WHAT YOU SHOULD DO — Give the listing again exactly, omitting its images.

*-*-*

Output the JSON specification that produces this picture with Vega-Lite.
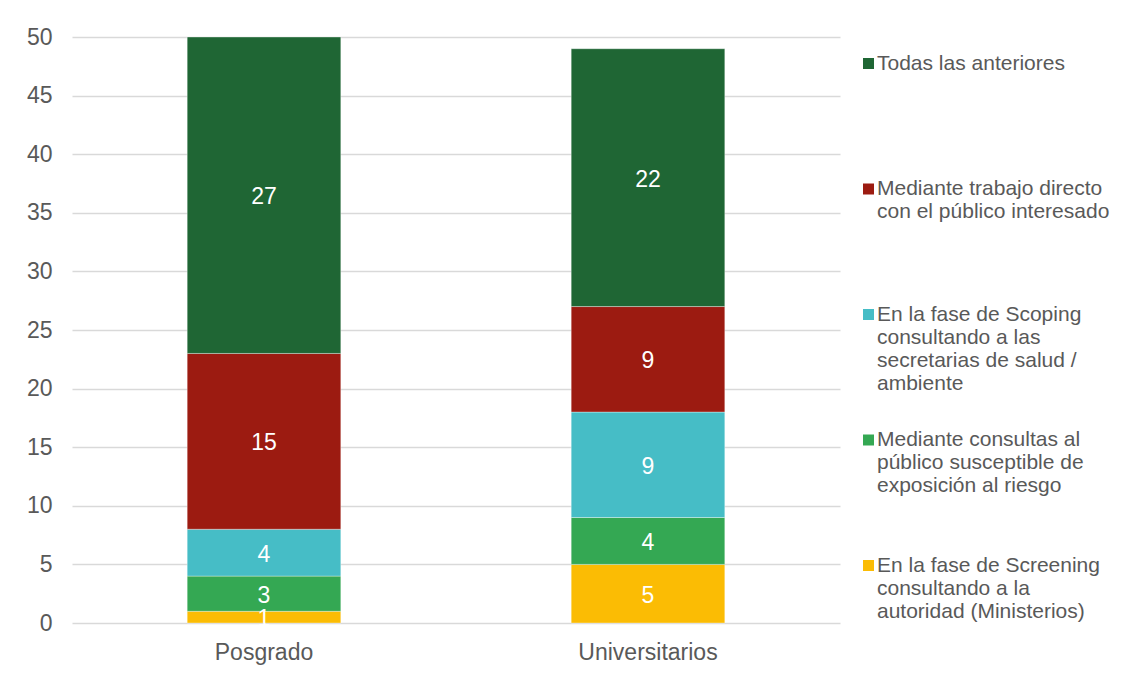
{
  "$schema": "https://vega.github.io/schema/vega-lite/v6.json",
  "width": 768,
  "height": 586,
  "autosize": {"type": "none"},
  "padding": {"left": 72, "top": 37, "right": 294, "bottom": 59},
  "background": "white",
  "config": {"font": "Liberation Sans", "view": {"stroke": null}},
  "data": {
    "values": [
      {"grupo": "Posgrado", "categoria": "En la fase de Screening consultando a la autoridad (Ministerios)", "orden": 1, "valor": 1},
      {"grupo": "Posgrado", "categoria": "Mediante consultas al público susceptible de exposición al riesgo", "orden": 2, "valor": 3},
      {"grupo": "Posgrado", "categoria": "En la fase de Scoping consultando a las secretarias de salud / ambiente", "orden": 3, "valor": 4},
      {"grupo": "Posgrado", "categoria": "Mediante trabajo directo con el público interesado", "orden": 4, "valor": 15},
      {"grupo": "Posgrado", "categoria": "Todas las anteriores", "orden": 5, "valor": 27},
      {"grupo": "Universitarios", "categoria": "En la fase de Screening consultando a la autoridad (Ministerios)", "orden": 1, "valor": 5},
      {"grupo": "Universitarios", "categoria": "Mediante consultas al público susceptible de exposición al riesgo", "orden": 2, "valor": 4},
      {"grupo": "Universitarios", "categoria": "En la fase de Scoping consultando a las secretarias de salud / ambiente", "orden": 3, "valor": 9},
      {"grupo": "Universitarios", "categoria": "Mediante trabajo directo con el público interesado", "orden": 4, "valor": 9},
      {"grupo": "Universitarios", "categoria": "Todas las anteriores", "orden": 5, "valor": 22}
    ]
  },
  "encoding": {
    "x": {
      "field": "grupo",
      "type": "nominal",
      "sort": ["Posgrado", "Universitarios"],
      "scale": {"paddingInner": 0.6, "paddingOuter": 0.3},
      "axis": {
        "title": null,
        "labelAngle": 0,
        "labelFontSize": 23,
        "labelColor": "#595959",
        "labelPadding": 18,
        "ticks": false,
        "tickSize": 0,
        "domain": false,
        "grid": false
      }
    },
    "y": {
      "field": "valor",
      "type": "quantitative",
      "stack": "zero",
      "scale": {"domain": [0, 50], "nice": false},
      "axis": {
        "title": null,
        "values": [0, 5, 10, 15, 20, 25, 30, 35, 40, 45, 50],
        "labelFontSize": 23,
        "labelColor": "#595959",
        "labelPadding": 20,
        "ticks": false,
        "tickSize": 0,
        "domain": false,
        "gridColor": "#d9d9d9",
        "gridWidth": 1.3
      }
    },
    "order": {"field": "orden", "type": "quantitative"}
  },
  "layer": [
    {
      "mark": {"type": "bar", "stroke": "white", "strokeWidth": 0.7, "strokeOpacity": 0.5},
      "encoding": {
        "color": {
          "field": "categoria",
          "type": "nominal",
          "scale": {
            "domain": [
              "En la fase de Screening consultando a la autoridad (Ministerios)",
              "Mediante consultas al público susceptible de exposición al riesgo",
              "En la fase de Scoping consultando a las secretarias de salud / ambiente",
              "Mediante trabajo directo con el público interesado",
              "Todas las anteriores"
            ],
            "range": ["#fbbc04", "#34a853", "#46bdc6", "#9c1b11", "#1f6634"]
          },
          "legend": {
            "orient": "none",
            "legendX": 786,
            "legendY": 16,
            "title": null,
            "padding": 0,
            "values": [
              "Todas las anteriores",
              "Mediante trabajo directo con el público interesado",
              "En la fase de Scoping consultando a las secretarias de salud / ambiente",
              "Mediante consultas al público susceptible de exposición al riesgo",
              "En la fase de Screening consultando a la autoridad (Ministerios)"
            ],
            "symbolType": "square",
            "symbolSize": 121,
            "symbolStrokeWidth": 0,
            "symbolOpacity": 1,
            "labelFontSize": 21,
            "labelColor": "#595959",
            "labelLimit": 400,
            "labelOffset": -2,
            "labelBaseline": "middle",
            "rowPadding": 34.5,
            "labelExpr": "datum.label == 'Todas las anteriores' ? ['Todas las anteriores', '', '', ''] : datum.label == 'Mediante trabajo directo con el público interesado' ? ['Mediante trabajo directo', 'con el público interesado', '', ''] : datum.label == 'En la fase de Scoping consultando a las secretarias de salud / ambiente' ? ['En la fase de Scoping', 'consultando a las', 'secretarias de salud /', 'ambiente'] : datum.label == 'Mediante consultas al público susceptible de exposición al riesgo' ? ['Mediante consultas al', 'público susceptible de', 'exposición al riesgo', ''] : ['En la fase de Screening', 'consultando a la', 'autoridad (Ministerios)', '']",
            "encode": {"labels": {"update": {"lineHeight": {"value": 24}}}}
          }
        }
      }
    },
    {
      "mark": {"type": "text", "color": "white", "fontSize": 23, "baseline": "middle", "align": "center", "dy": 2},
      "encoding": {
        "y": {"field": "valor", "type": "quantitative", "stack": "zero", "bandPosition": 0.5},
        "detail": {"field": "categoria", "type": "nominal"},
        "text": {"field": "valor", "type": "quantitative"}
      }
    }
  ]
}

*-*-*

EXERCISE OUTPUT —
Output the JSON specification that produces this picture with Vega-Lite.
{
  "$schema": "https://vega.github.io/schema/vega-lite/v6.json",
  "width": 768,
  "height": 586,
  "autosize": {"type": "none"},
  "padding": {"left": 72, "top": 37, "right": 294, "bottom": 59},
  "background": "white",
  "config": {"font": "Liberation Sans", "view": {"stroke": null}},
  "data": {
    "values": [
      {"grupo": "Posgrado", "categoria": "En la fase de Screening consultando a la autoridad (Ministerios)", "orden": 1, "valor": 1},
      {"grupo": "Posgrado", "categoria": "Mediante consultas al público susceptible de exposición al riesgo", "orden": 2, "valor": 3},
      {"grupo": "Posgrado", "categoria": "En la fase de Scoping consultando a las secretarias de salud / ambiente", "orden": 3, "valor": 4},
      {"grupo": "Posgrado", "categoria": "Mediante trabajo directo con el público interesado", "orden": 4, "valor": 15},
      {"grupo": "Posgrado", "categoria": "Todas las anteriores", "orden": 5, "valor": 27},
      {"grupo": "Universitarios", "categoria": "En la fase de Screening consultando a la autoridad (Ministerios)", "orden": 1, "valor": 5},
      {"grupo": "Universitarios", "categoria": "Mediante consultas al público susceptible de exposición al riesgo", "orden": 2, "valor": 4},
      {"grupo": "Universitarios", "categoria": "En la fase de Scoping consultando a las secretarias de salud / ambiente", "orden": 3, "valor": 9},
      {"grupo": "Universitarios", "categoria": "Mediante trabajo directo con el público interesado", "orden": 4, "valor": 9},
      {"grupo": "Universitarios", "categoria": "Todas las anteriores", "orden": 5, "valor": 22}
    ]
  },
  "encoding": {
    "x": {
      "field": "grupo",
      "type": "nominal",
      "sort": ["Posgrado", "Universitarios"],
      "scale": {"paddingInner": 0.6, "paddingOuter": 0.3},
      "axis": {
        "title": null,
        "labelAngle": 0,
        "labelFontSize": 23,
        "labelColor": "#595959",
        "labelPadding": 18,
        "ticks": false,
        "tickSize": 0,
        "domain": false,
        "grid": false
      }
    },
    "y": {
      "field": "valor",
      "type": "quantitative",
      "stack": "zero",
      "scale": {"domain": [0, 50], "nice": false},
      "axis": {
        "title": null,
        "values": [0, 5, 10, 15, 20, 25, 30, 35, 40, 45, 50],
        "labelFontSize": 23,
        "labelColor": "#595959",
        "labelPadding": 20,
        "ticks": false,
        "tickSize": 0,
        "domain": false,
        "gridColor": "#d9d9d9",
        "gridWidth": 1.3
      }
    },
    "order": {"field": "orden", "type": "quantitative"}
  },
  "layer": [
    {
      "mark": {"type": "bar", "stroke": "white", "strokeWidth": 0.7, "strokeOpacity": 0.5},
      "encoding": {
        "color": {
          "field": "categoria",
          "type": "nominal",
          "scale": {
            "domain": [
              "En la fase de Screening consultando a la autoridad (Ministerios)",
              "Mediante consultas al público susceptible de exposición al riesgo",
              "En la fase de Scoping consultando a las secretarias de salud / ambiente",
              "Mediante trabajo directo con el público interesado",
              "Todas las anteriores"
            ],
            "range": ["#fbbc04", "#34a853", "#46bdc6", "#9c1b11", "#1f6634"]
          },
          "legend": {
            "orient": "none",
            "legendX": 786,
            "legendY": 16,
            "title": null,
            "padding": 0,
            "values": [
              "Todas las anteriores",
              "Mediante trabajo directo con el público interesado",
              "En la fase de Scoping consultando a las secretarias de salud / ambiente",
              "Mediante consultas al público susceptible de exposición al riesgo",
              "En la fase de Screening consultando a la autoridad (Ministerios)"
            ],
            "symbolType": "square",
            "symbolSize": 121,
            "symbolStrokeWidth": 0,
            "symbolOpacity": 1,
            "labelFontSize": 21,
            "labelColor": "#595959",
            "labelLimit": 400,
            "labelOffset": -2,
            "labelBaseline": "middle",
            "rowPadding": 34.5,
            "labelExpr": "datum.label == 'Todas las anteriores' ? ['Todas las anteriores', '', '', ''] : datum.label == 'Mediante trabajo directo con el público interesado' ? ['Mediante trabajo directo', 'con el público interesado', '', ''] : datum.label == 'En la fase de Scoping consultando a las secretarias de salud / ambiente' ? ['En la fase de Scoping', 'consultando a las', 'secretarias de salud /', 'ambiente'] : datum.label == 'Mediante consultas al público susceptible de exposición al riesgo' ? ['Mediante consultas al', 'público susceptible de', 'exposición al riesgo', ''] : ['En la fase de Screening', 'consultando a la', 'autoridad (Ministerios)', '']",
            "encode": {"labels": {"update": {"lineHeight": {"value": 24}}}}
          }
        }
      }
    },
    {
      "mark": {"type": "text", "color": "white", "fontSize": 23, "baseline": "middle", "align": "center", "dy": 2},
      "encoding": {
        "y": {"field": "valor", "type": "quantitative", "stack": "zero", "bandPosition": 0.5},
        "detail": {"field": "categoria", "type": "nominal"},
        "text": {"field": "valor", "type": "quantitative"}
      }
    }
  ]
}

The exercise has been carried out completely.